Minister of Energy, Small Business and Entrepreneurship Kerri Symmonds also disclosed that his technical officers are working with the Barbados National Oil Company Limited (BNOCL) to devise strategies for switching mechanisms for the commercial introduction and supply of biofuels, an initiative he said, which provides for future investment and economic growth.
“We are equally conscious that the replacement of the nation’s fleet of internal combustion vehicles, will cause the Inland Revenue Department to potentially face a loss of $300 million estimated in terms of fuel-related taxes,” Minister Symmonds told delegates at the official opening of the second Barbados Sustainable Energy Conference and Expo 2021 on Monday.
He revealed that the studies on alternative taxation mechanisms which could be deployed in order to compensate for the potential and possible revenue losses that might result from the “broad-based introduction” of renewable energy vehicles in Barbados, have been completed.
“That work has been done by the technical people in my ministry.
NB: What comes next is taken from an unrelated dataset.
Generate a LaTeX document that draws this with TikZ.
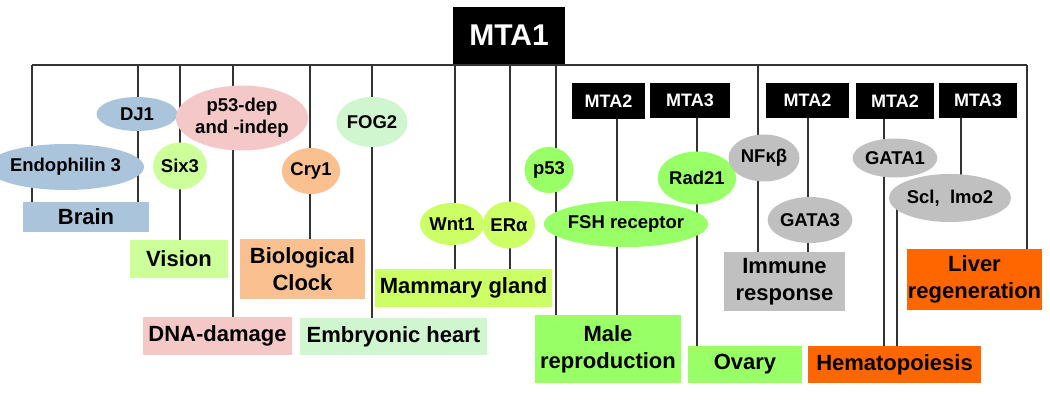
\documentclass[tikz,border=0pt]{standalone}
\usepackage{fontspec}
\setmainfont{Liberation Sans}
\usetikzlibrary{shapes.geometric}
\pgfdeclarelayer{bg}
\pgfsetlayers{bg,main}
\definecolor{cBlue}{RGB}{170,197,219}
\definecolor{cVis}{RGB}{204,255,153}
\definecolor{cPink}{RGB}{245,200,200}
\definecolor{cClock}{RGB}{250,192,144}
\definecolor{cMint}{RGB}{208,246,208}
\definecolor{cYG}{RGB}{204,255,102}
\definecolor{cGreen}{RGB}{153,255,102}
\definecolor{cGray}{RGB}{192,192,192}
\definecolor{cOrange}{RGB}{255,102,0}
\newcommand{\fLbl}{\fontsize{22}{27}\selectfont\bfseries}
\newcommand{\fEll}{\fontsize{18.5}{22}\selectfont\bfseries}
\newcommand{\fMta}{\fontsize{18}{20}\selectfont\bfseries}
\newcommand{\fTop}{\fontsize{30}{32}\selectfont\bfseries}
\begin{document}
\begin{tikzpicture}[x=1pt,y=-1pt,
  conn/.style={draw=black!80, line width=1.1pt},
  lbl/.style={rectangle, inner sep=0pt, font=\fLbl, align=center, text=black},
  ell/.style={ellipse, inner sep=0pt, font=\fEll, align=center, text=black},
  mta/.style={rectangle, inner sep=0pt, fill=black, text=white, font=\fMta}]
\useasboundingbox (0,0) rectangle (1050,401);

% top box
\node[rectangle, inner sep=0pt, fill=black, text=white, font=\fTop, minimum width=112pt, minimum height=57pt] (mta1) at (509,35.5) {MTA1};

% label boxes
\node[lbl, fill=cBlue,   minimum width=126pt, minimum height=30pt] (brain)   at (86,217) {Brain};
\node[lbl, fill=cVis,    minimum width=98pt,  minimum height=38pt] (vision)  at (179,259) {Vision};
\node[lbl, fill=cPink,   minimum width=149pt, minimum height=38pt] (dna)     at (217.5,336) {DNA-damage};
\node[lbl, fill=cClock,  minimum width=125pt, minimum height=60pt] (clock)   at (302.5,269) {Biological\\Clock};
\node[lbl, fill=cMint,   minimum width=187pt, minimum height=37pt] (heart)   at (393.5,336.5) {Embryonic heart};
\node[lbl, fill=cYG,     minimum width=177pt, minimum height=38pt] (mammary) at (463.5,288) {Mammary gland};
\node[lbl, fill=cGreen,  minimum width=146pt, minimum height=68pt] (male)    at (608,349) {Male\\reproduction};
\node[lbl, fill=cGreen,  minimum width=114pt, minimum height=37pt] (ovary)   at (745,364.5) {Ovary};
\node[lbl, fill=cGray,   minimum width=121pt, minimum height=59pt] (immune)  at (784.5,281.5) {Immune\\response};
\node[lbl, fill=cOrange, minimum width=173pt, minimum height=37pt] (hema)    at (894.5,364.5) {Hematopoiesis};
\node[lbl, fill=cOrange, minimum width=135pt, minimum height=61pt] (liver)   at (974.5,279.5) {Liver\\regeneration};

% MTA2/3 boxes
\node[mta, minimum width=73pt, minimum height=36pt] (mta2a) at (608.5,101) {MTA2};
\node[mta, minimum width=80pt, minimum height=35pt] (mta3a) at (690,100.5) {MTA3};
\node[mta, minimum width=83pt, minimum height=35pt] (mta2b) at (807.5,100.5) {MTA2};
\node[mta, minimum width=78pt, minimum height=36pt] (mta2c) at (895,101) {MTA2};
\node[mta, minimum width=78pt, minimum height=35pt] (mta3b) at (978,100.5) {MTA3};

% ellipses
\node[ell, fill=cBlue,  minimum width=131pt, minimum height=46pt] (endo)   at (65.5,167) {Endophilin 3};
\node[ell, fill=cBlue,  minimum width=81pt,  minimum height=34pt] (dj1)    at (137,114) {DJ1};
\node[ell, fill=cVis,   minimum width=49pt,  minimum height=47pt] (six3)   at (180,166) {Six3};
\node[ell, fill=cPink,  minimum width=110pt, minimum height=65pt] (p53dep) at (242,118) {p53-dep\\and -indep};
\node[ell, fill=cClock, minimum width=50pt,  minimum height=46pt] (cry1)   at (311,171) {Cry1};
\node[ell, fill=cMint,  minimum width=71pt,  minimum height=50pt] (fog2)   at (372,122) {FOG2};
\node[ell, fill=cYG,    minimum width=50pt,  minimum height=42pt] (wnt1)   at (452,224) {Wnt1};
\node[ell, fill=cYG,    minimum width=49pt,  minimum height=47pt] (era)    at (509,225) {ERα};
\node[ell, fill=cGreen, minimum width=49pt,  minimum height=46pt] (p53)    at (549,170) {p53};
\node[ell, fill=cGreen, minimum width=132pt, minimum height=46pt] (fsh)    at (626,224) {FSH receptor};
\node[ell, fill=cGreen, minimum width=62pt,  minimum height=53pt] (rad21)  at (697,178) {Rad21};
\node[ell, fill=cGray,  minimum width=71pt,  minimum height=47pt] (nfkb)   at (764,158) {NFκβ};
\node[ell, fill=cGray,  minimum width=73pt,  minimum height=46pt] (gata3)  at (810,220) {GATA3};
\node[ell, fill=cGray,  minimum width=72pt,  minimum height=39pt] (gata1)  at (895,158) {GATA1};
\node[ell, fill=cGray,  minimum width=115pt, minimum height=48pt] (scl)    at (950,198) {Scl,\ \ lmo2};

% bar coordinates
\coordinate (barL) at (32,65);
\coordinate (barR) at (1027,65);
\coordinate (t2) at (138,65);
\coordinate (t3) at (180,65);
\coordinate (t4) at (233,65);
\coordinate (t5) at (310,65);
\coordinate (t6) at (372,65);
\coordinate (t7) at (455,65);
\coordinate (t8) at (510,65);
\coordinate (t9) at (556,65);
\coordinate (t10) at (758,65);
\coordinate (xa) at (617,0);
\coordinate (xb) at (697,0);
\coordinate (xc) at (808,0);
\coordinate (xd) at (884,0);
\coordinate (xe) at (961,0);
\coordinate (xf) at (897,0);

\begin{pgfonlayer}{bg}
\draw[conn] (barL) -- (barR);
\draw[conn] (barL) -- (barL |- brain.north);
\draw[conn] (t2) -- (t2 |- brain.north);
\draw[conn] (t3) -- (t3 |- vision.north);
\draw[conn] (t4) -- (t4 |- dna.north);
\draw[conn] (t5) -- (t5 |- clock.north);
\draw[conn] (t6) -- (t6 |- heart.north);
\draw[conn] (t7) -- (t7 |- mammary.north);
\draw[conn] (t8) -- (t8 |- mammary.north);
\draw[conn] (t9) -- (t9 |- male.north);
\draw[conn] (t10) -- (t10 |- immune.north);
\draw[conn] (barR) -- (barR |- liver.north);
\draw[conn] (xa |- mta2a.south) -- (xa |- male.north);
\draw[conn] (xb |- mta3a.south) -- (xb |- ovary.north);
\draw[conn] (xc |- mta2b.south) -- (xc |- immune.north);
\draw[conn] (xd |- mta2c.south) -- (xd |- hema.north);
\draw[conn] (xe |- mta3b.south) -- (xe |- scl.center);
\draw[conn] (xf |- scl.center) -- (xf |- hema.north);
\end{pgfonlayer}
\end{tikzpicture}
\end{document}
That work, essentially constitutes a safety net for revenue protection and generation and constitutes yet another point of national growth in terms of the Barbados economy,” he added.
Symmonds said the Government’s commitment to “decarbonizing” the transport sector has outstripped the pace at which the global vehicle manufacturers are going and can go.
“So as I speak to you, therefore, there are a number of makes and models and types of vehicles, especially in the heavy-duty construction sector and the agricultural sector in Barbados that has neither a hybrid nor electric equivalent; and Barbados is therefore ahead of most of the world with respect to commitments to building out a clean and a green transportation sector,” he stated.
He revealed that the Government’s national energy policy which was articulated in 2019 will need to undergo a major overhaul.
The minister said it prescribes a broad energy mix which includes solar PV, wind, ocean energy and biomass, but requires equally transformational and reformation work, which has to be done if Barbados is to undergird both the policy and the new market structure that have been created.
“It entails the creation of an integrated resource and resiliency plan, and that plan diagnoses the current market context which faces us today. It forecasts future demands across all the sectors of energy activity. It evaluates our supporting resource options and offers scientific assessments of critical issues, for example, generation and transmission of electricity, planning and storage technology,” the energy minister pointed out.
Symmonds also announced that the “integrated resource road map” has now been settled and is now ready to be submitted to the Cabinet of Barbados for its final approval.
“The implementation plan for the national energy policy plan makes provision for energy storage as part of the investment portfolio for renewable energy technologies in Barbados. Having said that however, the heavy-lifting of designing appropriate storage policy had to be done in order for us to adequately satisfy the requirements of the economic regulator and also to ensure that the policy will align with the national energy goals,” he added.
He said this body of work was also recently completed and the final consultations with stakeholders on the energy storage policy were held last week and he expects there to be a new energy policy before the Cabinet within the coming weeks.
“This in turn will help us to pave the way for the FTC [Fair Trading Commission] to design tariff rates which are applicable to various types of storage services in Barbados. Once again it will open another avenue for broad-based investment opportunities in this sector, further democratizing energy opportunities in the sector,” he declared.
The minister pointed out that together with a power purchasing agreement, the creation of these opportunities would establish a foundation for an anticipated $2 billion of investment in the energy transformation process in Barbados over the coming years.
Symmonds disclosed that Barbados spends an average $550 million per year on such imports, which if continued, would be an act of fiscal imprudence and absurdity.